For anyone else on The O.C., which lives and dies by its hipster cred, the sin of admitting you like a 1970s rock band known mostly for its guitar-heavy power ballads would be simply unpardonable. This is, after all, a show that helped make indie bands like the Killers, Modest Mouse and Death Cab for Cutie part of the cultural mainstream.

But with Ryan, it's simply part of the package. He's so uncool, he's cool, and yet he can say more by arching his eyebrow than Seth can in an entire monologue. While other characters thrive on The O.C. thanks to their wit, their good looks or their use of irony, Ryan continues to carry the torch for the unapologetic male. He doesn't specialize in witty one-liners and would never talk about his angst with a team of therapists.

Instead, he snarls at authority, falls for the ladies a little too hard, gets jealous when he knows he shouldn't, then punches people in the face and shrugs his shoulders. "You know what I like about rich kids?" Ryan once asked his one-time enemy, Luke, right before decking him. "Nothing."

Once upon a time, those qualities were considered the archetype for the American male. But somewhere along the line, the Frank Sinatras and Cool Hand Lukes ceded too much ground to the Tobey Maguires and Leonardo DiCaprios of the world.

Sensitive, sophisticated men like Seth started getting all the press. Nick Hornby and Chuck Klosterman became best-selling authors. The Fab Five from Queer Eye for the Straight Guy taught men how to cut their hair and get their backs waxed. Things simply went too far. One day, we awoke in horror to the image of Maverick from Top Gun jumping up and down on Oprah's couch, telling us he was in love with the girl from Dawson's Creek.

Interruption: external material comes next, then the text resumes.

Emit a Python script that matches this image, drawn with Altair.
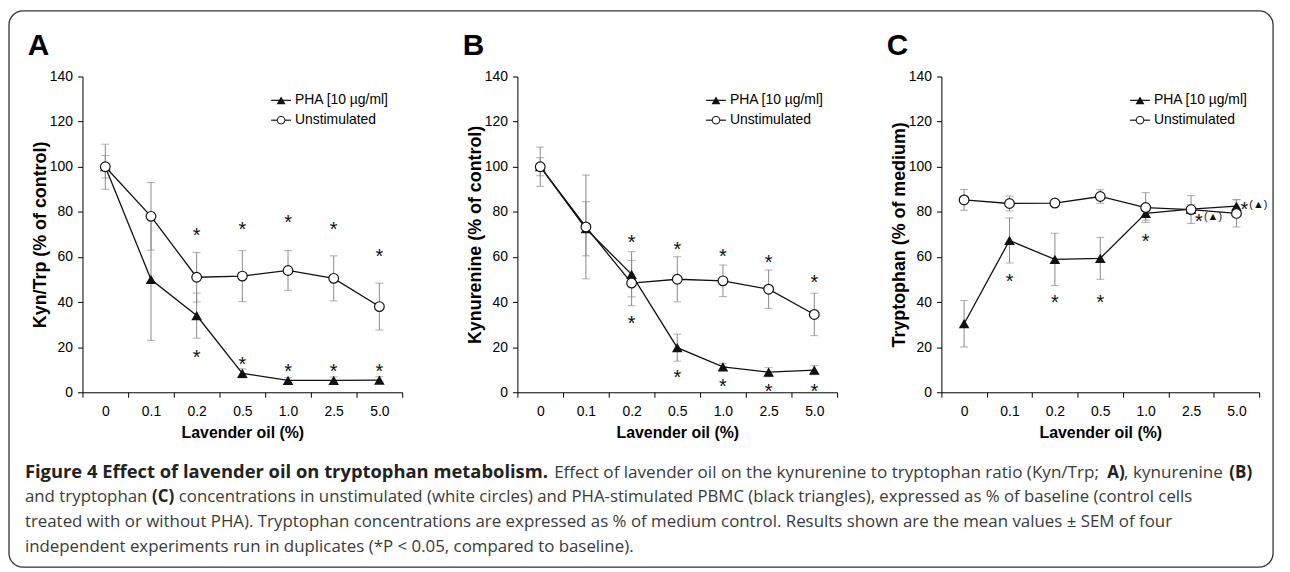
import json
import altair as alt
import pandas as pd

# ---------------- data ----------------
CATS = ["0", "0.1", "0.2", "0.5", "1.0", "2.5", "5.0"]

A_PHA = [100, 50, 34, 8.4, 5.3, 5.3, 5.4]
A_PHA_ERR = [5, 27, 10, 2, 1.2, 1.5, 1.5]
A_UNS = [100, 78, 51, 51.5, 54, 50.5, 38]
A_UNS_ERR = [10, 15, 11, 11.3, 8.8, 10, 10.4]
A_STAR_IDX = [2, 3, 4, 5, 6, 2, 3, 4, 5, 6]
A_STAR_Y = [71.4, 74.3, 77.3, 74.3, 62.3, 17.4, 14.2, 11.3, 11.3, 11.3]

B_PHA = [100, 72.5, 52.3, 19.8, 11.3, 8.9, 9.8]
B_PHA_ERR = [4, 12, 10, 6, 1.5, 2, 2]
B_UNS = [100, 73.3, 48.4, 50.1, 49.4, 45.7, 34.5]
B_UNS_ERR = [8.7, 23, 10, 10, 7, 8.5, 9.4]
B_STAR_IDX = [2, 3, 4, 5, 6, 2, 3, 4, 5, 6]
B_STAR_Y = [68.5, 65.2, 62.3, 59.4, 50.6, 32.6, 8.4, 4.3, 2.5, 2.5]

C_PHA = [30.4, 67.3, 58.9, 59.4, 79.3, 81.2, 82.5]
C_PHA_ERR = [10.3, 10, 11.6, 9.3, 3, 2, 3]
C_UNS = [85.3, 83.7, 83.9, 86.8, 81.9, 81.0, 79.3]
C_UNS_ERR = [4.6, 3.3, 1.5, 3, 6.6, 6.2, 6]
C_STAR_IDX = [1, 2, 3, 4]
C_STAR_Y = [51.2, 41.6, 41.6, 69.0]
C_NOTE_IDX = [5, 6]
C_NOTE_Y = [77.5, 83.2]

SERIES = ["PHA [10 µg/ml]", "Unstimulated"]

FONT = "Liberation Sans"
CAP_FONT = "Open Sans"
H = 318
LABEL_EXPR = json.dumps(CATS + [""]) + "[round(datum.value + 0.5)]"
INK = "#111"


def one():
    return alt.Chart(pd.DataFrame({"k": [0]}))


def panel(letter, ytitle, pha, pha_err, uns, uns_err, star_idx, star_y, width,
          note_idx=None, note_y=None, extra=None):
    rows = []
    for i, c in enumerate(CATS):
        rows.append(dict(idx=i, cat=c, series=SERIES[0], v=pha[i],
                         lo=pha[i] - pha_err[i], hi=pha[i] + pha_err[i]))
    for i, c in enumerate(CATS):
        rows.append(dict(idx=i, cat=c, series=SERIES[1], v=uns[i],
                         lo=uns[i] - uns_err[i], hi=uns[i] + uns_err[i]))
    df = pd.DataFrame(rows)
    step = width / 7.0

    xaxis = alt.Axis(values=[k - 0.5 for k in range(8)], labelExpr=LABEL_EXPR,
                     labelOffset=step / 2, labelFlush=False, labelOverlap=False,
                     title="Lavender oil (%)", titleFont=FONT, titleFontSize=16,
                     titleFontWeight="bold", titleColor="black", titleY=41,
                     titleBaseline="middle",
                     labelFont=FONT, labelFontSize=14, labelColor="black",
                     labelPadding=7, tickSize=5, tickColor="black",
                     domainColor="black", grid=False)
    yaxis = alt.Axis(values=list(range(0, 141, 20)), title=ytitle, titleFont=FONT,
                     titleFontSize=18, titleFontWeight="bold", titleColor="black",
                     titleX=-42, titleY=H / 2, titleBaseline="middle", titleAngle=-90,
                     titleAlign="center",
                     labelFont=FONT, labelFontSize=14, labelColor="black",
                     labelPadding=5, tickSize=5, tickColor="black",
                     domainColor="black", grid=False)
    xs = alt.Scale(domain=[-0.5, 6.5], nice=False, zero=False)
    ys = alt.Scale(domain=[0, 140], nice=False)

    def X():
        return alt.X("idx:Q", scale=xs, axis=xaxis)

    def Y(f):
        return alt.Y(f + ":Q", scale=ys, axis=yaxis)

    base = alt.Chart(df)
    err = base.mark_rule(color="#8a8a8a", strokeWidth=1).encode(
        x=X(), y=Y("lo"), y2="hi:Q")
    cap_lo = base.mark_tick(orient="horizontal", color="#8a8a8a", size=8,
                            thickness=1).encode(x=X(), y=Y("lo"))
    cap_hi = base.mark_tick(orient="horizontal", color="#8a8a8a", size=8,
                            thickness=1).encode(x=X(), y=Y("hi"))
    pha_df = df[df.series == SERIES[0]]
    uns_df = df[df.series == SERIES[1]]
    line_p = alt.Chart(pha_df).mark_line(color=INK, strokeWidth=1.3).encode(
        x=X(), y=Y("v"))
    line_u = alt.Chart(uns_df).mark_line(color=INK, strokeWidth=1.3).encode(
        x=X(), y=Y("v"))
    pts_p = alt.Chart(pha_df).mark_point(shape="triangle-up", filled=True,
                                         color=INK, size=115, opacity=1).encode(
        x=X(), y=Y("v"))
    pts_u = alt.Chart(uns_df).mark_point(shape="circle", filled=True, fill="white",
                                         stroke=INK, strokeWidth=1.2, size=95,
                                         opacity=1).encode(x=X(), y=Y("v"))
    sdf = pd.DataFrame({"idx": star_idx, "y": star_y})
    stars = alt.Chart(sdf).mark_text(text="*", font=FONT, fontSize=20, color=INK,
                                     baseline="middle", dy=5).encode(
        x=X(), y=Y("y"))

    layers = [err, cap_lo, cap_hi, line_p, line_u, pts_p, pts_u, stars]

    if note_idx is not None:
        ndf = pd.DataFrame({"idx": note_idx, "y": note_y})
        n1 = alt.Chart(ndf).mark_text(text="*", font=FONT, fontSize=20, color=INK,
                                      align="left", baseline="middle", dx=4, dy=5).encode(
            x=X(), y=Y("y"))
        n2 = alt.Chart(ndf).mark_text(text="(▲)", font=FONT, fontSize=11, color=INK,
                                      align="left", baseline="middle", dx=13, dy=0).encode(
            x=X(), y=Y("y"))
        layers += [n1, n2]

    # legend (drawn by hand, as in the original)
    for k, (name, ly) in enumerate(zip(SERIES, [24, 44])):
        layers.append(one().mark_rule(color=INK, strokeWidth=1.2).encode(
            x=alt.value(190), x2=alt.value(210), y=alt.value(ly)))
        if k == 0:
            layers.append(one().mark_point(shape="triangle-up", filled=True, color=INK,
                                           size=80, opacity=1).encode(
                x=alt.value(200), y=alt.value(ly)))
        else:
            layers.append(one().mark_point(shape="circle", filled=True, fill="white",
                                           stroke=INK, strokeWidth=1, size=60,
                                           opacity=1).encode(
                x=alt.value(200), y=alt.value(ly)))
        layers.append(one().mark_text(text=name, font=FONT, fontSize=14, color="black",
                                      align="left", baseline="middle").encode(
            x=alt.value(214), y=alt.value(ly)))

    # panel letter
    layers.append(one().mark_text(text=letter, font=FONT, fontSize=30, fontWeight="bold",
                                  color="black", align="left", baseline="middle").encode(
        x=alt.value(-55), y=alt.value(-31)))

    if extra:
        layers += extra
    return alt.layer(*layers).properties(width=width, height=H)


# ---------------- caption and frame (placed relative to panel A) ----------------
OX, OY = 83, 74
CAPTION = [
    (25, 478, "bold", 18.5, "Figure 4 Effect of lavender oil on tryptophan metabolism."),
    (558, 478, "normal", 17.2, "Effect of lavender oil on the kynurenine to tryptophan ratio (Kyn/Trp;"),
    (1115, 478, "bold", 17, "A)"),
    (1132, 478, "normal", 17.2, ", kynurenine"),
    (1238, 478, "bold", 17, "(B)"),
    (25, 503, "normal", 17, "and tryptophan"),
    (153, 503, "bold", 17, "(C)"),
    (180, 503, "normal", 16.9, "concentrations in unstimulated (white circles) and PHA-stimulated PBMC (black triangles), expressed as % of baseline (control cells"),
    (25, 528, "normal", 17, "treated with or without PHA). Tryptophan concentrations are expressed as % of medium control. Results shown are the mean values ± SEM of four"),
    (25, 553, "normal", 17, "independent experiments run in duplicates (*P < 0.05, compared to baseline)."),
]
extra = []
extra.append(one().mark_rect(fillOpacity=0, stroke="#333", strokeWidth=1.3,
                             cornerRadius=14).encode(
    x=alt.value(9 - OX), x2=alt.value(1282 - OX),
    y=alt.value(8 - OY), y2=alt.value(568 - OY)))
for px, py, w, fs, t in CAPTION:
    extra.append(one().mark_text(text=t, font=CAP_FONT, fontSize=fs, fontWeight=w,
                                 color="#3a3a3a" if w == "normal" else "#222",
                                 align="left", baseline="alphabetic").encode(
        x=alt.value(px - OX), y=alt.value(py - OY)))

pA = panel("A", "Kyn/Trp (% of control)", A_PHA, A_PHA_ERR, A_UNS, A_UNS_ERR,
           A_STAR_IDX, A_STAR_Y, 322, extra=extra)
pB = panel("B", "Kynurenine (% of control)", B_PHA, B_PHA_ERR, B_UNS, B_UNS_ERR,
           B_STAR_IDX, B_STAR_Y, 322)
pC = panel("C", "Tryptophan (% of medium)", C_PHA, C_PHA_ERR, C_UNS, C_UNS_ERR,
           C_STAR_IDX, C_STAR_Y, 320, note_idx=C_NOTE_IDX, note_y=C_NOTE_Y)


def spacer(w):
    return one().mark_point(opacity=0).encode(
        x=alt.value(0), y=alt.value(0)).properties(width=w, height=H)


chart = alt.hconcat(pA, spacer(116), pB, spacer(105), pC, spacing=0, bounds="flush"
                    ).properties(padding=0, background="white").configure_view(stroke=None)

chart.save("out.html", embed_options={"renderer": "svg", "actions": False})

What Ryan represents is a return to our masculine roots, but with a 90210 twist. He's a cross between Dean Moriarty from Jack Kerouac's On The Road and the shadowy stranger in countless Johnny Cash songs who knows he's a sinner, yet he's trying so hard to be good. He's willing to fight if he has to, but tries to avoid trouble. Like Bruce Banner, he becomes the Hulk only when he's provoked. As long as you don't put your hands on his woman, you'll get along with him just fine. If you do, then like Harbor High School's dean of discipline found out recently, you're going to get punched in the face.

It's OK. You probably deserved it. Now go home and listen to Ben Folds and write in your journal.